Nunca he compartido la beata idealización de la transición democrática, que me recuerda bastante a los ejercicios de adulación a sueldo de los cronistas monárquicos medievales o pregoneros del poder, sea el que sea. Como todo proceso humano, contiene virtudes y defectos. Partió del hecho de la muerte natural del dictador, por lo que el pretendido heroísmo me sugiere un complejo de culpa sublimado. Y sostuvo suicidamente en su sitio a la cúpula militar hasta el 23 de febrero, cuyas principales cabezas se movían en el ámbito de la Zarzuela, lo cual indica el nivel de ingenuidad e improvisación con el que se actuó.

Pero, siendo un proceso racional, en el que los franquistas y los opositores se dieron cuenta de que no tenían fuerzas suficientes para imponerse, ha sido de manera muy clara la historia de una cesión. Hace años, estando de jefe de Política de ABC me vino a pedir opinión un periodista alemán sobre “la pacífica transición española”. No me parece –le dije, y repito ahora– que se pueda llamar pacífica a una transición que entonces llevaba cientos de muertos por terrorismo político, cifra que no ha hecho más que crecer en estos años.

El franquismo originario de Juan Carlos y de Adolfo Suárez se manifestó en una debilidad congénita respecto a los nacionalismos. Se hicieron muchas cosas bien, y algunas mal, pero todas bajo el esquema de la cesión. Cuando se habla, con manifiesta impropiedad del caso norirlandés, se olvida que el pacto se realizó antes en España, pero sin contrapartidas: la amnistía no conllevó el abandono de las armas. Esto no es descontextualizar la situación, porque esa la he vivido, con los nauseabundos comentarios de Carlos Garaicoechea a los periodistas “en Madrid” sobre que si no se aceptaban sus exigencias vendrían los terroristas a matar. Y matar, mataban. Los nacionalistas han asesinado a cerca de mil personas inocentes para “generar” el conflicto. Si unos mueven el árbol y otros recogen las nueces, están conchabados, la mafia es común, al margen de hipocresías.

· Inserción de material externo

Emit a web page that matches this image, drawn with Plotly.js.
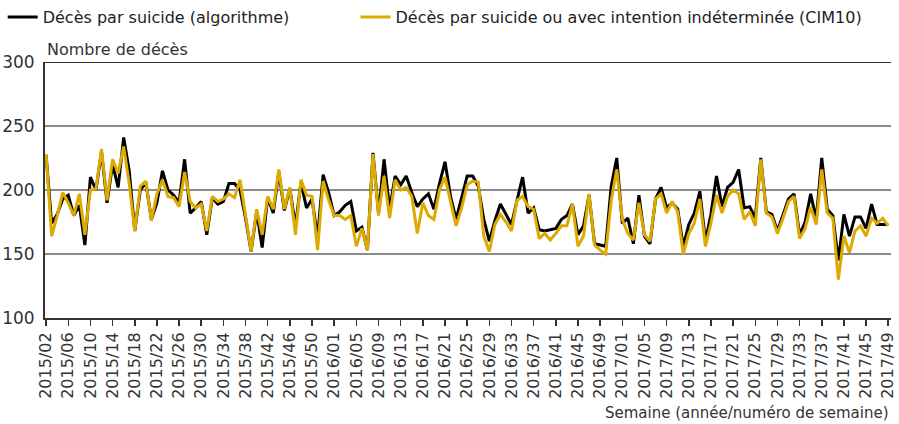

Si se ha llegado a este punto es por una serie de irresponsabilidades y errores previos. La mayoría del nacionalismo, pero también muchos de los sucesivos Gobiernos de la nación, que, por ejemplo, nunca afrontaron una reforma de la ley electoral que evitara el chantaje nacionalista. Y también, por supuesto, de José María Aznar, cuya obsesiva propensión a situar a la UCD como su referencia histórica no sólo es una mentira, sino que también le ha llevado a errores de diagnóstico, en aras de un consenso que tiene sentido en los períodos constituyentes, pero que es estúpido y anestesiante en los de necesario debate democrático. Como legitimar al nacionalismo catalán cuando ya era gratuito, por sus propios complejos de culpa y de los de su partido.